The story is clear: a static link that lands on the jammed channel is fully denied, while hopping bounds the damage to the 1/N of dwells that touch it and the Reed-Solomon + sub-block code recovers that erasure fraction. Against a blind parked jammer, sequential and keyed are identical (repeat runs 0.948 / 0.950 vs 0.947 / 0.950) — the jammer cannot exploit an order it does not observe. Which is the whole point: the order only has to be secret against a jammer that reacts.

A following jammer

So we built one. tests/sdr_follower_jammer.py chases the hopping transmitter. The B210 is a 2×2 (two receive and two transmit frontends off one AD9361), so it senses on RX while jamming on TX simultaneously — no time-multiplexing. A wideband RX burst (one FFT spans the hopset) finds the transmitter's current channel; a CW tone on the TX frontend denies it, retuned when the target moves. Two strategies, matched to the order it faces:

  • reactive (against keyed): jam where the transmitter was just sensed. A hit needs the transmitter still there after the sense-and-retune latency.
  • predictive (against sequential): jam the channel the public order says comes next, which cancels the follower's own latency.
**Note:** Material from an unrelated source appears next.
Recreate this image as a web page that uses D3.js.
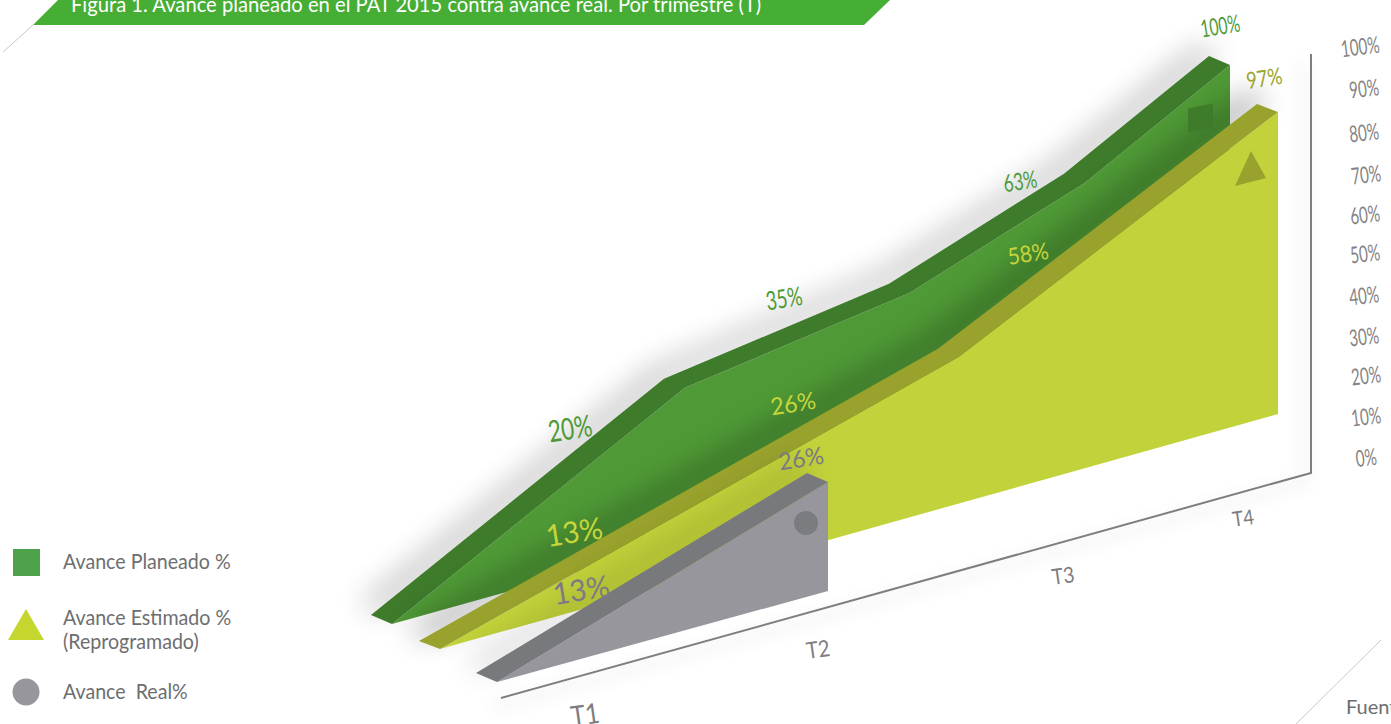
<!DOCTYPE html>
<html><head><meta charset="utf-8">
<script src="https://cdn.jsdelivr.net/npm/d3@7/dist/d3.min.js"></script>
<style>
html,body{margin:0;padding:0;background:#fff;overflow:hidden}
svg{display:block}
text{font-family:Lato,"Open Sans",sans-serif;font-weight:400}
</style></head><body>
<script>
const quarters = ["T1","T2","T3","T4"];
const planned = [20,35,63,100];
const estimated = [13,26,58,97];
const real = [13,26];
const yTicks = [0,10,20,30,40,50,60,70,80,90,100];
const legendLabels = [["Avance Planeado %"],["Avance Estimado %","(Reprogramado)"],["Avance  Real%"]];
const titleText = "Figura 1. Avance planeado en el PAT 2015 contra avance real. Por trimestre (T)";

const W = 1391, H = 724;
const svg = d3.select("body").append("svg").attr("width",W).attr("height",H);
const defs = svg.append("defs");
const blur = (id,sd)=>defs.append("filter").attr("id",id)
  .attr("x","-30%").attr("y","-30%").attr("width","160%").attr("height","160%")
  .append("feGaussianBlur").attr("stdDeviation",sd);
blur("soft",15); blur("softAxis",8);

// oblique projection: one (x, ground, height) scale per series
const series = [
 {name:"planned", values:planned,
  x:d3.scaleLinear().domain([0,1,2,3,4]).range([392,685,910,1085,1230]),
  ground:d3.scaleLinear().domain([392,1230]).range([624,389]),
  h:d3.scaleLinear().domain([0,20,35,63,100]).range([0,154,186,247,324]),
  depth:[-21,-9], face:"#4f9a36", band:"#3e7b2b", shadow:.24},
 {name:"estimated", values:estimated,
  x:d3.scaleLinear().domain([0,1,2,3,4]).range([440,612,786,959,1278]),
  ground:d3.scaleLinear().domain([440,1278]).range([649,414]),
  h:d3.scaleLinear().domain([0,13,26,58,97]).range([0,48.6,97.8,146.7,302]),
  depth:[-21,-8], face:"#c2d23a", band:"#98a22c", shadow:.36},
 {name:"real", values:real,
  x:d3.scaleLinear().domain([0,1,2]).range([497,662,828]),
  ground:d3.scaleLinear().domain([497,828]).range([682,591]),
  h:d3.scaleLinear().domain([0,13,26]).range([0,54.3,109]),
  depth:[-21,-9], face:"#97969c", band:"#78797d", shadow:.16}
];
const line = d3.line().curve(d3.curveLinearClosed);

// axes
const axisPts = [[501,698],[1311,473],[1311,54]];
svg.append("path").attr("d",d3.line()(axisPts)).attr("fill","none").attr("stroke","#000")
  .attr("stroke-opacity",.07).attr("stroke-width",6).attr("filter","url(#softAxis)")
  .attr("transform","translate(-7,9)");
svg.append("path").attr("d",d3.line()(axisPts)).attr("fill","none").attr("stroke","#807d7e").attr("stroke-width",2);

series.forEach(s=>{
  const vals=[0].concat(s.values);
  const top=vals.map((v,i)=>[s.x(i), s.ground(s.x(i))-s.h(v)]);
  const last=top.length-1;
  const face=top.concat([[s.x(last), s.ground(s.x(last))]]);
  const backTop=top.map(p=>[p[0]+s.depth[0],p[1]+s.depth[1]]);
  const band=top.concat(backTop.slice().reverse());
  const g=svg.append("g").attr("class",s.name);
  g.append("path").attr("d",line(band)).attr("fill","#000").attr("opacity",s.shadow)
    .attr("filter","url(#soft)").attr("transform","translate(-11,-11)");
  g.append("path").attr("d",line(face)).attr("fill",s.face);
  g.append("path").attr("d",line(band)).attr("fill",s.band);
});

// markers on the faces
svg.append("path").attr("d",d3.symbol().type(d3.symbolSquare).size(1)())
  .attr("transform","matrix(25,-5,0,24,1200.5,118)").attr("fill","#3e7b2b");
svg.append("path").attr("d",line([[1251,151],[1266,178],[1235,186]])).attr("fill","#98a22c");
svg.append("path").attr("d",d3.symbol().type(d3.symbolCircle).size(Math.PI*144)())
  .attr("transform","translate(806,523)").attr("fill","#7b7c80");

// rotated label helper
function label(t,x,y,size,color,rot=-9,sx=1){
  svg.append("text").attr("transform",`translate(${x},${y}) rotate(${rot}) scale(${sx},1)`)
    .attr("text-anchor","middle").attr("dominant-baseline","central")
    .attr("font-size",size).attr("fill",color).text(t);
}
const vl=(t,x,y,size,c,sx)=>label(t+"%",x,y,size,c,-9,sx);
const gC="#4f9a36", yC="#c6d63a", oC="#9aa52f", rC="#7d7a85";
vl(planned[3],1220,25,24,gC,.65); vl(planned[2],1020,180,24,gC,.72);
vl(planned[1],784,298,26,gC,.72); vl(planned[0],570,428,30,gC,.75);
vl(estimated[3],1264,77,23,oC,.8); vl(estimated[2],1028,253,23,yC,.92);
vl(estimated[1],793,403,24,yC,.97); vl(estimated[0],574,531,30,yC,.97);
vl(real[1],801,458,24,rC,.97); vl(real[0],581,589,30,rC,.97);

// y tick labels
const yTick=d3.scaleLinear().domain(yTicks).range([457,416,375,336,295,253,214,174,132,88,46]);
const yTickX=d3.scaleLinear().domain(yTicks).range([1366,1366,1366,1364,1364,1365,1365,1366,1364,1364,1360]);
yTicks.forEach(v=>label(v+"%",yTickX(v),yTick(v),23,"#858385",-7,.66));

// x tick labels
const xTickX=d3.scalePoint().domain(quarters).range([0,1]);
const tx=d3.scaleLinear().domain([0,1/3,2/3,1]).range([585,818,1063,1243]);
const ty=d3.scaleLinear().domain([0,1/3,2/3,1]).range([714,649,575,517]);
const ts=d3.scaleLinear().domain([0,1/3,1]).range([28,23,21]);
quarters.forEach(q=>label(q,tx(xTickX(q)),ty(xTickX(q)),ts(xTickX(q)),"#7f7d80",-8,.88));

// banner
svg.append("path").attr("d",line([[58,0],[890,0],[864,25],[33,25]])).attr("fill","#46ad35");
svg.append("line").attr("x1",3).attr("y1",52).attr("x2",33).attr("y2",25).attr("stroke","#c8c8c8");
svg.append("text").attr("transform","translate(71,12) scale(.995,1)").attr("font-size",20.3).attr("fill","#fff").text(titleText);

// corner
svg.append("line").attr("x1",1296).attr("y1",724).attr("x2",1381).attr("y2",640).attr("stroke","#c8c8c8");
svg.append("text").attr("x",1346).attr("y",714).attr("font-size",20).attr("fill","#6d6e70").text("Fuente");

// legend
const lg=svg.append("g");
lg.append("path").attr("d",d3.symbol().type(d3.symbolSquare).size(27*27)()).attr("transform","translate(26.5,562.5)").attr("fill","#4ea24b");
lg.append("path").attr("d",line([[26,609],[44,640],[8,640]])).attr("fill","#c5d62f");
lg.append("path").attr("d",d3.symbol().type(d3.symbolCircle).size(Math.PI*13.5*13.5)()).attr("transform","translate(26,692)").attr("fill","#97969c");
const lgY=[[569],[625,649],[699]];
legendLabels.forEach((ls,i)=>ls.forEach((t,j)=>{
  lg.append("text").attr("transform",`translate(63,${lgY[i][j]}) scale(.935,1)`).attr("font-size",21).attr("fill","#6d6e70").style("white-space","pre").text(t);
}));
</script>
</body></html>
Measured, the follower's reaction is dominated by the B210 transmit retune at ~3.5 ms (wideband sensing itself costs ~0.3 ms). That latency is the floor on how fast such a reactive follower can move, and it favours the defender. The two strategies' chase dynamics diverge sharply: over a 20-second run against a 50 ms-slot transmitter, the reactive follower issues ~2100 retunes (constant correction — always a step behind an unpredictable hop) while the predictive follower issues ~450 (it pre-positions and holds). That ≈5× gap is the keyed schedule forcing the jammer into a latency-bound reactive chase instead of a free ride.

The dwell threshold where following breaks is set by that reaction latency: once the slot dwell falls below it (~3.5 ms here), a reactive jammer can no longer land on a keyed hopper, while a predictive jammer against a sequential hopper is limited only by its retune time and holds to much shorter dwells. The gap between those two thresholds is exactly what a keyed permutation buys.

Where it stands

What works today, on hardware: fast intra-band retune on all three chip generations; sequential and keyed slot-hopping driven purely by radiotap and environment; single-adapter lockstep receive validated to 99.38 % over ten minutes and cross-checked by a wideband SDR; and a measured resilience story against both a parked and a following jammer.

The honest edges: retune is intra-band (a cross-band hop correctly falls back to the slow full set); per-hop TX power is not re-tuned, so a hopset spanning a wide 5 GHz range wants a periodic full set to refresh per-rate power; the follower experiment uses a 3-channel hopset because a single B210 needs ≥60 MS/s to span a 60 MHz hopset in one FFT and trips a UHD tuning assertion at the usual 61.44 MS/s. And the schedule visits every configured channel — there is no adaptive exclusion of a persistently-jammed one; the fused-FEC layer absorbs those dwells as erasures.